XXIX domenica del tempo ordinario: Mc 10,35-45
SERVIRE E DARE LA VITA (Emanuele Luzzati, 1985, per il libro Un rabbi che amava i banchetti di Enzo Bianchi, ed. Marietti)
Ogni tanto, anche lontano dalla Quaresima, è salutare mettersi davanti al crocifisso… giusto per rinfrescare che il Figlio dell’uomo è venuto per dare la vita.
Quella morte non è stata cosa lieve. Eppure un artista visionario è riuscito nell’impresa di trasfigurarla, di toglierle peso, facendo pensare che – al di là del dolore – nascondesse una felicità. Perché serviva a qualcosa. Così recita il testo di Enzo Bianchi che accompagna l’immagine: «Noi dobbiamo cercare di vedere la morte di Gesù non solo con i nostri occhi ma con gli occhi di Dio. Gesù fisicamente piangeva, urlava, ma nel suo spirito danzava di gioia perché l’uomo era da lui riconciliato con Dio. In tre anni era riuscito a spiegare chi era Dio, almeno a quelli che avevano vissuto con lui, dicendo loro: “Il vostro Papà che è nei cieli, il vostro vero Papà, è uno che dà la vita per voi”».
«Nel suo spirito danzava di gioia» dice quale debba essere lo spirito del servizio. Che, se è solo incentrato sul sacrificio, sulla strada in salita, sulla fatica dell’essere cristiano, non può che indurre a misurare la fede dalla quantità di sofferenza patita.

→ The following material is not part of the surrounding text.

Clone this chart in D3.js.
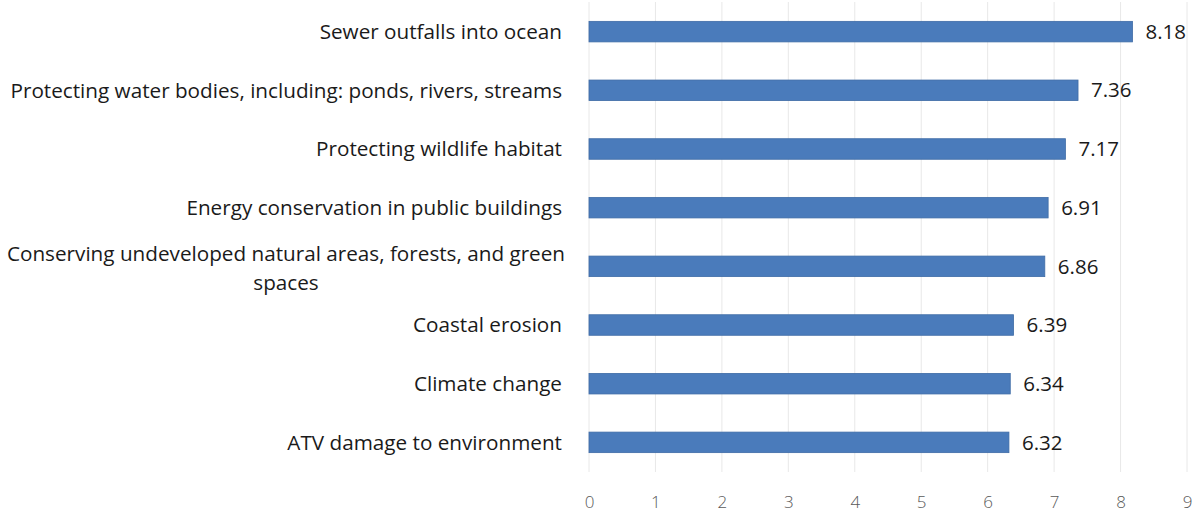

Invece sarebbe più utile un termometro per misurare la temperatura dello spirito: per verificare, cioè, l’entusiasmo verso Dio e i fratelli, la voglia di vivere la vita e di impegnarsi a fare del proprio meglio. In altre parole, la temperatura che hanno Gesù e Zaccheo nel loro incontro, quando uno ha voglia di far festa e si autoinvita a casa dell’altro senza porre condizioni; e l’altro, dopo aver regalato ai poveri la metà dei propri averi, restituisce ciò che ha rubato moltiplicato per quattro. O la temperatura di Gesù e dell’adultera, schiacciata dalla colpa e da chi la incolpa, quando lui la rimette in piedi facendola sentire leggera col perdono (e chiedendole di non peccare più)…
Non ci sembri leggero, questo Gesù sorridente di Luzzati. Ci aiuti semmai a capire che di leggerezza, di agilità e di scioltezza c’è bisogno, quando ci si vuole far carico della croce di un altro. O quando si dà il perdono, regalo assoluto che non chiede nulla in cambio perché non rientra nella giustizia.
Eppure il perdono è sempre temuto: si pensa di compiere «una leggerezza» o si ha l’impressione di darlo «a cuor leggero» a un insolvente («Ma come? Se la cava così, senza pagare?»). E si perde tempo a disquisire su fino a che punto sia lecito spingersi, su chi debba fare il primo passo, su quali condizioni porre, sulle tappe per arrivarci gradualmente… Per cui il perdono finisce per sembrare un atto catastale a Roma, cioè qualcosa di pesantissimo e di lentissimo, e alla fine viene percepito come una concessione. Mentre si dovrebbe essere capaci di darlo e basta, con un gesto atletico, dicendo le parole più liberanti che ci siano: «Non mi devi nulla». Un gesto imparato sì negli allenamenti quaresimali, ma da fare in scioltezza nel giorno della partita. Col pensiero rivolto non alla fatica ma al gioco, alla bellezza del rientrare in relazione, al desiderio di vita nuova, alla gioia di dire: «Ora siamo più leggeri tutti e due».
C’è da imparare, infine, a perdonare col sorriso, uscendo da un cliché di seriosità e di sofferenza. Come insegna il Gesù di Luzzati, che ha un avo illustre nel Cristo crocifisso dell’Abbazia di Lérins, sull’isola di Saint Honorat.